I recently came across this interesting article below by Holly Byrnes from the Daily Telegraph via news.com.au. Definitely worth the read:


ACTOR Firass Dirani has called on commercial TV producers to dump their "white Australia" policy and cast the "different flavours, different cultures" of contemporary Australian society.

The Underbelly actor said the all-Anglo families of popular dramas like Packed To The Rafters and Neighbours don't reflect "who we are in 2012".

Celebrating the cultural diversity of his latest television role in ABC crime drama The Straits, the Logie Award winner said local TV bosses had to commit to greater cultural diversity on the small screen.

The Straits, created by East West 101 actor Aaron Fa'aoso, is set in the Torres Strait and features a mixed-race family of drug smugglers.
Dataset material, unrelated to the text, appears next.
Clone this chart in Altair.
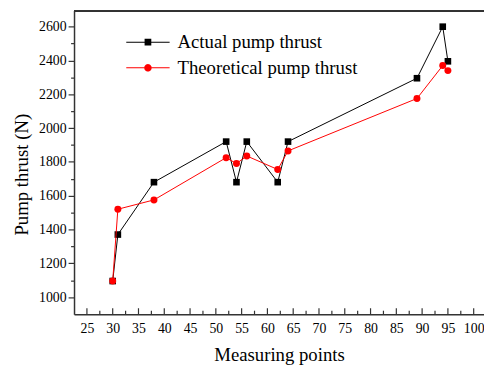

The 28-year-old said the appeal of the "ambitious show was seeing points of difference, different flavours, different cultures".

"There has to be a call for the networks to put on shows with these cultural differences because this is who we are in 2012," he said.

He said dramas such as Channel 7's Rafters and Winners & Losers did not reflect the real racial mix of the nation.

"Those people on Winners & Losers in their floral colours and their pastels ... I don't even know people like this."

"Hopefully the networks start writing shows that cater for different actors and different cultural backgrounds."


"We need to watch ourselves, warts and all; flaws and all.

Finding fame as Kings Cross club baron John Ibrahim, Dirani said he had been swamped with offers to play the same "dodgy crim" roles.

"If these roles are given to you, you've got to take them and then get the creative power to write the series you want to write, to tell the stories you want to express."

In 2008, soap export Neighbours was shamed by UK viewers for being "too white", prompting producers to cast an Asian character, Sunny Lee, for the first time.

But the show's current line-up features entirely Anglo characters.

A spokesman for Equity Australia said the actors' guild had worked with the Screen Producers Association, Live Performance Australia and the ABC "to encourage greater diversity in casting and we hope that this will lead the way for the networks."